TASK OBJECTIVE >>
Can you output the material exactly as written, minus any pictures it holds?

===== DATASET EXTRACT

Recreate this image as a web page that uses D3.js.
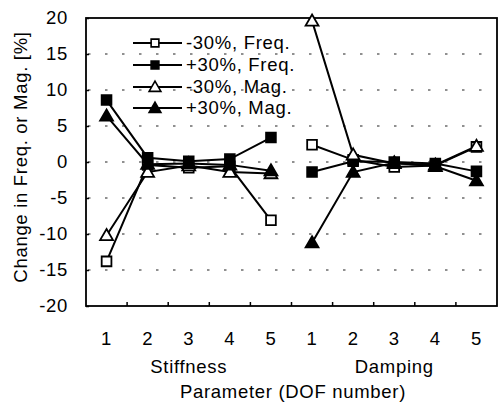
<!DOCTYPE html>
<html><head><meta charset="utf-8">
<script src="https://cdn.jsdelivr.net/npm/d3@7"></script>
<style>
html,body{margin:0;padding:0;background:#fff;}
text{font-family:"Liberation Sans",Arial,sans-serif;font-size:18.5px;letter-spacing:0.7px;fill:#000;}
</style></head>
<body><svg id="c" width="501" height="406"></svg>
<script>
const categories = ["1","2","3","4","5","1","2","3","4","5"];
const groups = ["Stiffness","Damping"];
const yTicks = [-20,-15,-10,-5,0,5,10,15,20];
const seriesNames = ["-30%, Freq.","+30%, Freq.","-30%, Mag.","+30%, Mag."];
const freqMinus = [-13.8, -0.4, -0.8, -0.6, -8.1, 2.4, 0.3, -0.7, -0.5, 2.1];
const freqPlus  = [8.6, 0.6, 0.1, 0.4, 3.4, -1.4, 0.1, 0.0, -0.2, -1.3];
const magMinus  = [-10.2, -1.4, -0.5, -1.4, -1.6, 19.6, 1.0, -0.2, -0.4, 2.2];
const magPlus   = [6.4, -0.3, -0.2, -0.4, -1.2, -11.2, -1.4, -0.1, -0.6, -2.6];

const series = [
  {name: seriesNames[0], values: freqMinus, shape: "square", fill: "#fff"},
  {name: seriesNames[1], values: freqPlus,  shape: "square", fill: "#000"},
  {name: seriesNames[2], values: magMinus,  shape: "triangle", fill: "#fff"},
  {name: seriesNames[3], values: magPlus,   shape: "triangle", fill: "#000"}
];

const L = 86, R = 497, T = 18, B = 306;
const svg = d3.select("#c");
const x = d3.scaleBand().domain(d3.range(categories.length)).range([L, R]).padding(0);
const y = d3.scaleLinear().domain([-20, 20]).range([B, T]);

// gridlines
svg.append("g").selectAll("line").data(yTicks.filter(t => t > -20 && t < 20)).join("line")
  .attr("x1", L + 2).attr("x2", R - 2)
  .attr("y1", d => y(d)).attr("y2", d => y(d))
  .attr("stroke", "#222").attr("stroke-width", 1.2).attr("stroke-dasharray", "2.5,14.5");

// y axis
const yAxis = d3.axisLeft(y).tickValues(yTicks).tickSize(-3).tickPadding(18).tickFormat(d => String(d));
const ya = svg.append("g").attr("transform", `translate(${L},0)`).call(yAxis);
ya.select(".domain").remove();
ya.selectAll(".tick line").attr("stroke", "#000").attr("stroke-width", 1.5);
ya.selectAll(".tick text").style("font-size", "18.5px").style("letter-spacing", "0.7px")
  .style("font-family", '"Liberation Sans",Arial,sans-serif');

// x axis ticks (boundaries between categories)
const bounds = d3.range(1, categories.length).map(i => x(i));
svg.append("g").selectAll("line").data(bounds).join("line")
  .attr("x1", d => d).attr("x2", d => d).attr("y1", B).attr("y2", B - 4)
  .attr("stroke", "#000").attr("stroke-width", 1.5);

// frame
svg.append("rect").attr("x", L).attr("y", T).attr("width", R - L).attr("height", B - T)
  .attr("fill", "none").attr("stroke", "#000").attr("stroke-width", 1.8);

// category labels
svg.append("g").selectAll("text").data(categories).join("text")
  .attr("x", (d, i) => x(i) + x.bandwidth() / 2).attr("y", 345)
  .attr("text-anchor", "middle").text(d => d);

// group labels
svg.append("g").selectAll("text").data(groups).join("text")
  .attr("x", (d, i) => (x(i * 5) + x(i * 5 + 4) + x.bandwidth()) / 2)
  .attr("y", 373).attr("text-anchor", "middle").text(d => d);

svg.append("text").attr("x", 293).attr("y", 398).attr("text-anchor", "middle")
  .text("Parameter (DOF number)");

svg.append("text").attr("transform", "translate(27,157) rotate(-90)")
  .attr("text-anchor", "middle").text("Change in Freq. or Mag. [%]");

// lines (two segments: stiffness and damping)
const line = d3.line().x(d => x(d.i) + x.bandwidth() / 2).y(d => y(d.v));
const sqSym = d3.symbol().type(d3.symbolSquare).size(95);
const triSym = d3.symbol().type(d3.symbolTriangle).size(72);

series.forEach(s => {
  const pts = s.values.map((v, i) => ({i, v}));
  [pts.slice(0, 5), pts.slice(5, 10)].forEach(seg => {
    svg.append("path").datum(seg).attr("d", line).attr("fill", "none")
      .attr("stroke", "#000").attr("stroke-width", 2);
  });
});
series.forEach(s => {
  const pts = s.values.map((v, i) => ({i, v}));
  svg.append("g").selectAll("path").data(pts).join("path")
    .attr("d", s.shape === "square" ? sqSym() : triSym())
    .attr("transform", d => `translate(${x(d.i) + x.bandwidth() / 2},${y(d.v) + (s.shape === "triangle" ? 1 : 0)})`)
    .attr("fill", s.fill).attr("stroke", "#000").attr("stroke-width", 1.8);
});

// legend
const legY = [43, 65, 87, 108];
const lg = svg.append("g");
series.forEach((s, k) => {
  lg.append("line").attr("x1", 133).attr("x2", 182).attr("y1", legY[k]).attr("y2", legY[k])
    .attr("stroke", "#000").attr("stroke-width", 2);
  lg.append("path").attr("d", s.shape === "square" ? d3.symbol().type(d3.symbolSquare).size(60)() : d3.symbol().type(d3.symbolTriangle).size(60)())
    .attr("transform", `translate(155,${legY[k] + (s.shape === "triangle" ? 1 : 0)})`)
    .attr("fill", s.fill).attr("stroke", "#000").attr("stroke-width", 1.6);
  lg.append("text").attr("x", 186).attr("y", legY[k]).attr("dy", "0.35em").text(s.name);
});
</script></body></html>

==========

ANSWER TO THE TASK >>
Recreate this image as a web page that uses D3.js.
<!DOCTYPE html>
<html><head><meta charset="utf-8">
<script src="https://cdn.jsdelivr.net/npm/d3@7"></script>
<style>
html,body{margin:0;padding:0;background:#fff;}
text{font-family:"Liberation Sans",Arial,sans-serif;font-size:18.5px;letter-spacing:0.7px;fill:#000;}
</style></head>
<body><svg id="c" width="501" height="406"></svg>
<script>
const categories = ["1","2","3","4","5","1","2","3","4","5"];
const groups = ["Stiffness","Damping"];
const yTicks = [-20,-15,-10,-5,0,5,10,15,20];
const seriesNames = ["-30%, Freq.","+30%, Freq.","-30%, Mag.","+30%, Mag."];
const freqMinus = [-13.8, -0.4, -0.8, -0.6, -8.1, 2.4, 0.3, -0.7, -0.5, 2.1];
const freqPlus  = [8.6, 0.6, 0.1, 0.4, 3.4, -1.4, 0.1, 0.0, -0.2, -1.3];
const magMinus  = [-10.2, -1.4, -0.5, -1.4, -1.6, 19.6, 1.0, -0.2, -0.4, 2.2];
const magPlus   = [6.4, -0.3, -0.2, -0.4, -1.2, -11.2, -1.4, -0.1, -0.6, -2.6];

const series = [
  {name: seriesNames[0], values: freqMinus, shape: "square", fill: "#fff"},
  {name: seriesNames[1], values: freqPlus,  shape: "square", fill: "#000"},
  {name: seriesNames[2], values: magMinus,  shape: "triangle", fill: "#fff"},
  {name: seriesNames[3], values: magPlus,   shape: "triangle", fill: "#000"}
];

const L = 86, R = 497, T = 18, B = 306;
const svg = d3.select("#c");
const x = d3.scaleBand().domain(d3.range(categories.length)).range([L, R]).padding(0);
const y = d3.scaleLinear().domain([-20, 20]).range([B, T]);

// gridlines
svg.append("g").selectAll("line").data(yTicks.filter(t => t > -20 && t < 20)).join("line")
  .attr("x1", L + 2).attr("x2", R - 2)
  .attr("y1", d => y(d)).attr("y2", d => y(d))
  .attr("stroke", "#222").attr("stroke-width", 1.2).attr("stroke-dasharray", "2.5,14.5");

// y axis
const yAxis = d3.axisLeft(y).tickValues(yTicks).tickSize(-3).tickPadding(18).tickFormat(d => String(d));
const ya = svg.append("g").attr("transform", `translate(${L},0)`).call(yAxis);
ya.select(".domain").remove();
ya.selectAll(".tick line").attr("stroke", "#000").attr("stroke-width", 1.5);
ya.selectAll(".tick text").style("font-size", "18.5px").style("letter-spacing", "0.7px")
  .style("font-family", '"Liberation Sans",Arial,sans-serif');

// x axis ticks (boundaries between categories)
const bounds = d3.range(1, categories.length).map(i => x(i));
svg.append("g").selectAll("line").data(bounds).join("line")
  .attr("x1", d => d).attr("x2", d => d).attr("y1", B).attr("y2", B - 4)
  .attr("stroke", "#000").attr("stroke-width", 1.5);

// frame
svg.append("rect").attr("x", L).attr("y", T).attr("width", R - L).attr("height", B - T)
  .attr("fill", "none").attr("stroke", "#000").attr("stroke-width", 1.8);

// category labels
svg.append("g").selectAll("text").data(categories).join("text")
  .attr("x", (d, i) => x(i) + x.bandwidth() / 2).attr("y", 345)
  .attr("text-anchor", "middle").text(d => d);

// group labels
svg.append("g").selectAll("text").data(groups).join("text")
  .attr("x", (d, i) => (x(i * 5) + x(i * 5 + 4) + x.bandwidth()) / 2)
  .attr("y", 373).attr("text-anchor", "middle").text(d => d);

svg.append("text").attr("x", 293).attr("y", 398).attr("text-anchor", "middle")
  .text("Parameter (DOF number)");

svg.append("text").attr("transform", "translate(27,157) rotate(-90)")
  .attr("text-anchor", "middle").text("Change in Freq. or Mag. [%]");

// lines (two segments: stiffness and damping)
const line = d3.line().x(d => x(d.i) + x.bandwidth() / 2).y(d => y(d.v));
const sqSym = d3.symbol().type(d3.symbolSquare).size(95);
const triSym = d3.symbol().type(d3.symbolTriangle).size(72);

series.forEach(s => {
  const pts = s.values.map((v, i) => ({i, v}));
  [pts.slice(0, 5), pts.slice(5, 10)].forEach(seg => {
    svg.append("path").datum(seg).attr("d", line).attr("fill", "none")
      .attr("stroke", "#000").attr("stroke-width", 2);
  });
});
series.forEach(s => {
  const pts = s.values.map((v, i) => ({i, v}));
  svg.append("g").selectAll("path").data(pts).join("path")
    .attr("d", s.shape === "square" ? sqSym() : triSym())
    .attr("transform", d => `translate(${x(d.i) + x.bandwidth() / 2},${y(d.v) + (s.shape === "triangle" ? 1 : 0)})`)
    .attr("fill", s.fill).attr("stroke", "#000").attr("stroke-width", 1.8);
});

// legend
const legY = [43, 65, 87, 108];
const lg = svg.append("g");
series.forEach((s, k) => {
  lg.append("line").attr("x1", 133).attr("x2", 182).attr("y1", legY[k]).attr("y2", legY[k])
    .attr("stroke", "#000").attr("stroke-width", 2);
  lg.append("path").attr("d", s.shape === "square" ? d3.symbol().type(d3.symbolSquare).size(60)() : d3.symbol().type(d3.symbolTriangle).size(60)())
    .attr("transform", `translate(155,${legY[k] + (s.shape === "triangle" ? 1 : 0)})`)
    .attr("fill", s.fill).attr("stroke", "#000").attr("stroke-width", 1.6);
  lg.append("text").attr("x", 186).attr("y", legY[k]).attr("dy", "0.35em").text(s.name);
});
</script></body></html>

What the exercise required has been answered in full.